The CE mark is a claim that a particular construction product can be legally placed on the market of member states of the European Economic Area (EEA) and indicates that the product is consistent with the data provided in the relevant Declaration of Performance as issued by the manufacturer. Under the Construction Products Regulation (CPR) which superseded the Construction Products Directive (CPD) as the main legal instrument affecting the European construction industry, it is the Declaration of Performance which is now the key document for providing specifiers with the information they require to determine whether that product will enable the construction works to satisfy the Basic Works Requirements “when properly installed, maintained and used for its intended purpose”. The Basic Requirements for Construction Works as listed as given in the CPR are:

  • Mechanical resistance and stability
  • Safety in case of fire
  • Hygiene, health and environment
  • Safety & accessibility in use
  • Protection against noise
  • Energy economy and heat retention
  • Sustainable use of natural resources

What information the manufacturer needs to provide in the CE marking is set out in the harmonised technical specifications. For a harmonised European standards this is set out in Annex ZA.3 and for a European Technical Assessment in a section in the European Assessment Document.


The aim of the CPR is to remove technical barriers to trade between European Member States for all construction products intended for “permanent incorporation in buildings and civil engineering works”. By technical barriers is meant the multitude of national standards existing within individual European countries each of which references different test methods. Under the CPR new European test methods and the means of measuring these, have been developed and accepted by all countries in the EEA.

In summary, CE marking is a passport that enables a construction product, irrespective of its origin, to be legally placed on the market of EEA member states. It means that a construction product meets certain minimum standards for health, safety and economy of energy. It is not a quality mark. The difference between a quality mark and the CE mark is that the certification system upon which quality marks operate is determined by the legal owner of that quality mark; e.g., BSI, whereas the CE mark represents a common approach to conformity that is recognised in all countries making up the EEA.

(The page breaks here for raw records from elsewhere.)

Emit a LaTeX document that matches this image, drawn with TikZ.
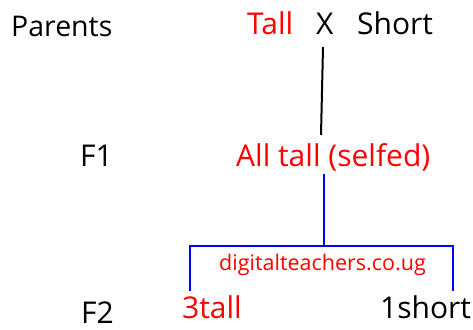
\documentclass[tikz,border=0pt]{standalone}
\usepackage{fontspec}
\setmainfont{Open Sans}
\definecolor{tred}{RGB}{255,0,0}
\definecolor{tblue}{RGB}{0,0,255}
\begin{document}
\begin{tikzpicture}[x=1pt,y=-1pt,
  lbl/.style={inner sep=0pt, anchor=base west, font=\fontsize{30}{32}\selectfont},
  redlbl/.style={lbl, text=tred},
  wm/.style={inner sep=0pt, anchor=base west, text=tred, font=\fontsize{21.5}{23}\selectfont},
  blackline/.style={draw=black, line width=2pt},
  blueline/.style={draw=tblue, line width=2pt}]
\useasboundingbox (0,0) rectangle (473,329);
\node[lbl, font=\fontsize{28.5}{30}\selectfont] (parents) at (11,37) {Parents};
\node[redlbl] (tall) at (247,35) {Tall};
\node[lbl] (cross) at (316,35) {X};
\node[lbl] (short) at (357,35) {Short};
\node[lbl] (f1) at (80,166) {F1};
\node[redlbl] (all) at (236,166) {All tall (selfed)};
\node[wm] (wm) at (219,270) {digitalteachers.co.ug};
\node[lbl] (f2) at (81,323) {F2};
\node[redlbl] (tall3) at (182,318) {3tall};
\node[lbl] (short1) at (380,318) {1short};
\coordinate (xtop) at (323,47);
\coordinate (xbot) at (321,135);
\draw[blackline] (xtop) -- (xbot);
\coordinate (j) at (324,246);
\coordinate (bl) at (190,291);
\coordinate (br) at (453,291);
\draw[blueline] (j |- all.south) ++(0,3) -- (j);
\draw[blueline] (bl) |- (j) -| (br);
\end{tikzpicture}
\end{document}
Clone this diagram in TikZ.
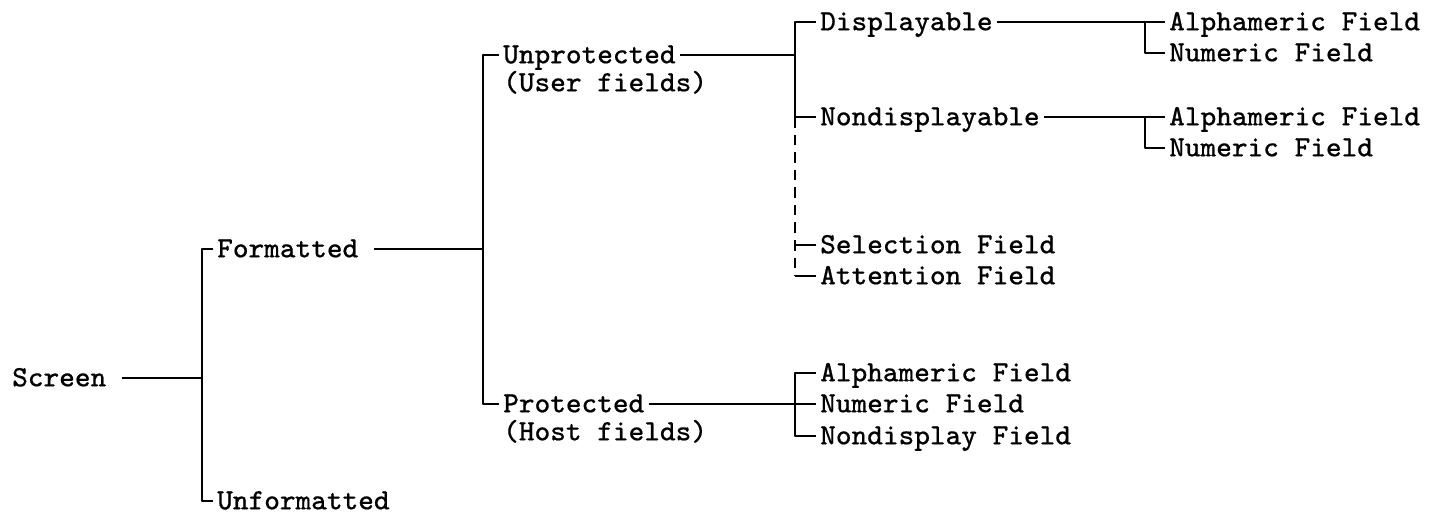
\documentclass[tikz,border=0pt]{standalone}
\usepackage{fontspec}
\setmonofont{Latin Modern Mono}[FakeBold=0.5]
\begin{document}
\begin{tikzpicture}[font=\fontsize{8.4}{9}\selectfont\ttfamily, line join=round, line width=0.8pt,
	lbl/.style={anchor=west, inner sep=0.8pt, text height=1.5ex, text depth=0.4ex},
	opt/.style={dash pattern=on 3pt off 2pt}]
	\useasboundingbox (0,0) rectangle (14.37,5.13);
	% screen
	\coordinate (b1) at (2.02,1.35);
	\node[lbl] (screen) at (0.08,1.35) {Screen};
	\node[lbl] (fmt) at (2.13,2.64) {Formatted};
	\node[lbl] (unfmt) at (2.13,0.12) {Unformatted};
	\draw ([xshift=3.4pt]screen.east) -- (b1);
	\draw (fmt.west) -| (b1) |- (unfmt.west);
	% formatted
	\coordinate (b2) at (4.83,2.64);
	\node[lbl] (unprot) at (4.99,4.58) {Unprotected};
	\node[lbl] (userf) at (4.99,4.30) {(User fields)};
	\node[lbl] (prot) at (4.99,1.09) {Protected};
	\node[lbl] (hostf) at (4.99,0.81) {(Host fields)};
	\draw ([xshift=3.4pt]fmt.east) -- (b2);
	\draw (unprot.west) -| (b2) |- (prot.west);
	% unprotected
	\coordinate (b3) at (7.95,4.58);
	\node[lbl] (disp) at (8.16,4.91) {Displayable};
	\node[lbl] (ndisp) at (8.16,3.96) {Nondisplayable};
	\node[lbl] (sel) at (8.16,2.68) {Selection Field};
	\node[lbl] (att) at (8.16,2.37) {Attention Field};
	\draw (unprot.east) -- (b3);
	\draw (disp.west) -| (b3) |- (ndisp.west);
	\draw[opt] (ndisp.west -| b3) -- (att.west -| b3);
	\draw (sel.west) -- (sel.west -| b3);
	\draw (att.west) -- (att.west -| b3);
	% protected
	\coordinate (b4) at (7.95,1.09);
	\node[lbl] (pa) at (8.16,1.40) {Alphameric Field};
	\node[lbl] (pn) at (8.16,1.09) {Numeric Field};
	\node[lbl] (pnd) at (8.16,0.77) {Nondisplay Field};
	\draw (prot.east) -- (b4) -- (pn.west);
	\draw (pa.west) -| (b4) |- (pnd.west);
	% displayable / nondisplayable
	\coordinate (b5) at (11.45,4.91);
	\node[lbl] (da) at (11.65,4.91) {Alphameric Field};
	\node[lbl] (dn) at (11.65,4.60) {Numeric Field};
	\draw (disp.east) -- (da.west);
	\draw (b5) |- (dn.west);
	\coordinate (b6) at (11.45,3.96);
	\node[lbl] (na) at (11.65,3.96) {Alphameric Field};
	\node[lbl] (nn) at (11.65,3.65) {Numeric Field};
	\draw (ndisp.east) -- (na.west);
	\draw (b6) |- (nn.west);
\end{tikzpicture}
\end{document}
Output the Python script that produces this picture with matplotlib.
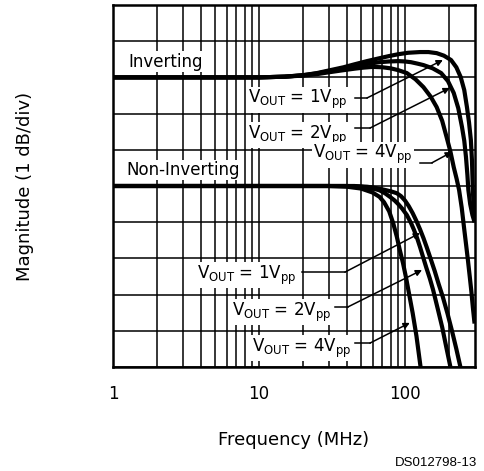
import numpy as np
import matplotlib
matplotlib.use('Agg')
import matplotlib.pyplot as plt

# frequency in MHz, magnitude in divisions (1 dB/div), top of chart = 10
inv_1v_f = [1, 10, 15, 20, 25, 30, 38, 45, 55, 67, 78, 90, 105, 127, 145, 165, 185, 207,
            225, 241, 255, 266, 275, 283, 288, 292, 296, 300]
inv_1v_m = [8, 8, 8.02, 8.06, 8.12, 8.19, 8.28, 8.36, 8.45, 8.53, 8.59, 8.64, 8.68, 8.70,
            8.70, 8.67, 8.6, 8.48, 8.28, 8.01, 7.65, 7.18, 6.75, 6.27, 5.7, 4.89, 4.4, 4.0]
inv_2v_f = [1, 10, 15, 20, 25, 30, 38, 45, 55, 67, 78, 90, 100, 110, 122, 134, 155, 177,
            197, 216, 232, 246, 255, 262, 268, 272, 280, 290, 300]
inv_2v_m = [8, 8, 8.02, 8.06, 8.11, 8.17, 8.25, 8.31, 8.37, 8.42, 8.44, 8.45, 8.44, 8.42,
            8.38, 8.34, 8.25, 8.12, 7.9, 7.57, 7.15, 6.63, 6.25, 5.80, 5.3, 4.89, 4.5, 4.2, 4.0]
inv_4v_f = [1, 10, 15, 20, 25, 30, 38, 45, 52, 60, 70, 80, 90, 103, 118, 134, 150, 165,
            180, 193, 205, 216, 226, 235, 245, 255, 263, 270, 278, 285, 292, 300]
inv_4v_m = [8, 8, 8.02, 8.05, 8.09, 8.14, 8.2, 8.24, 8.27, 8.29, 8.28, 8.25, 8.2, 8.12,
            7.95, 7.73, 7.47, 7.18, 6.8, 6.35, 5.95, 5.52, 5.2, 4.89, 4.4, 3.8, 3.35, 2.96,
            2.5, 2.1, 1.65, 1.2]

non_1v_f = [1, 10, 30, 45, 55, 60, 68, 75, 82, 88, 94, 100, 106, 113, 120, 127, 134, 141,
            150, 160, 170, 182, 196, 210, 225, 240]
non_1v_m = [5, 5, 5, 5, 4.98, 4.96, 4.92, 4.88, 4.84, 4.8, 4.72, 4.6, 4.45, 4.25, 4.03,
            3.8, 3.56, 3.31, 2.99, 2.65, 2.3, 1.93, 1.47, 1.0, 0.5, 0.0]
non_2v_f = [1, 10, 30, 40, 50, 55, 62, 67, 73, 79, 85, 90, 96, 103, 110, 115, 121, 127,
            134, 140, 148, 156, 168, 180, 192, 205]
non_2v_m = [5, 5, 5, 5, 4.98, 4.96, 4.92, 4.88, 4.8, 4.70, 4.6, 4.5, 4.37, 4.2, 3.98,
            3.8, 3.57, 3.31, 3.0, 2.75, 2.45, 2.13, 1.6, 1.1, 0.55, 0.0]
non_4v_f = [1, 10, 30, 40, 50, 60, 67, 72, 78, 83, 88, 92, 97, 102, 107, 113, 120, 128]
non_4v_m = [5, 5, 5, 4.98, 4.93, 4.82, 4.70, 4.55, 4.3, 3.98, 3.6, 3.25, 2.87, 2.45,
            2.0, 1.49, 0.85, 0.0]

xticks = [1, 10, 100]
xtick_labels = ['1', '10', '100']

# label text, text anchor (left, centre), leader start, knee, arrow tip
labels = [
    ('1', (8.41, 7.38), (45.4, 7.43), (54.9, 7.43), (182, 8.48)),
    ('2', (8.41, 6.41), (45.4, 6.60), (57.6, 6.60), (203, 7.71)),
    ('4', (23.4, 5.86), (127, 5.64), (153, 5.64), (210, 5.94)),
    ('1', (3.76, 2.54), (19.7, 2.62), (38.8, 2.62), (127, 3.70)),
    ('2', (6.53, 1.52), (33.2, 1.66), (40.7, 1.66), (131, 2.68)),
    ('4', (8.96, 0.52), (45.4, 0.66), (57.6, 0.66), (108, 1.22)),
]

fig = plt.figure(figsize=(4.84, 4.71), dpi=100)
ax = fig.add_axes([0.2335, 0.2208, 0.747, 0.7686])

ax.set_xscale('log')
ax.set_xlim(1, 300)
ax.set_ylim(0, 10)

ax.set_xticks(xticks)
ax.set_xticklabels(xtick_labels, fontsize=12)
ax.set_xticks([2, 3, 4, 5, 6, 7, 8, 9, 20, 30, 40, 50, 60, 70, 80, 90, 200], minor=True)
ax.set_yticks(np.arange(0, 11, 1))
ax.set_yticklabels([])
ax.tick_params(axis='both', which='both', length=0, pad=13)
ax.grid(True, which='both', color='black', linewidth=1.1)
ax.set_axisbelow(True)
for s in ax.spines.values():
    s.set_linewidth(1.8)

for f, m in [(inv_1v_f, inv_1v_m), (inv_2v_f, inv_2v_m), (inv_4v_f, inv_4v_m),
             (non_1v_f, non_1v_m), (non_2v_f, non_2v_m), (non_4v_f, non_4v_m)]:
    ax.plot(f, m, color='black', linewidth=3, zorder=3, solid_capstyle='butt',
            solid_joinstyle='round')

box = dict(facecolor='white', edgecolor='none', pad=1.0)
ax.text(1.27, 8.43, 'Inverting', fontsize=12, va='center', ha='left', bbox=box, zorder=4)
ax.text(1.23, 5.44, 'Non-Inverting', fontsize=12, va='center', ha='left', bbox=box, zorder=4)

for v, txy, start, knee, tip in labels:
    ax.text(txy[0], txy[1], r'V$_{\mathregular{OUT}}$ = ' + v + r'V$_{\mathregular{pp}}$',
            fontsize=12, va='center', ha='left', bbox=box, zorder=4)
    ax.plot([start[0], knee[0]], [start[1], knee[1]], color='black', linewidth=1.1, zorder=5)
    ax.annotate('', xy=tip, xytext=knee,
                arrowprops=dict(arrowstyle='-|>', color='black', lw=1.1,
                                mutation_scale=9, shrinkA=0, shrinkB=0), zorder=5)

ax.set_xlabel('Frequency (MHz)', fontsize=13, labelpad=20)
ax.set_ylabel('Magnitude (1 dB/div)', fontsize=13, labelpad=44)
fig.text(0.985, 0.004, 'DS012798-13', fontsize=9.5, family='Liberation Sans', ha='right', va='bottom')

fig.savefig('out.png', dpi=100)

The challenge of interpreting and communicating the requirements of the Construction Products Regulation and particularly the details of CE Marking, is a major responsibility for the CPA’s Technical Team. 

As a result of the continuously strong demand for information and answers from members and non-members alike, the CPA, in partnership with the British Board of Agrément (BBA), British Standards Institution (BSI) and Building Research Establishment (BRE), and in consultation with the Trading Standards Institute (TSI), has produced a Guidance Note on the Construction Products Regulation. 

This publication is intended as a guide to the implications of CE marking under the CPR for manufacturers, importers, distributors, specifiers, certification and test bodies, and regulatory/enforcement authorities.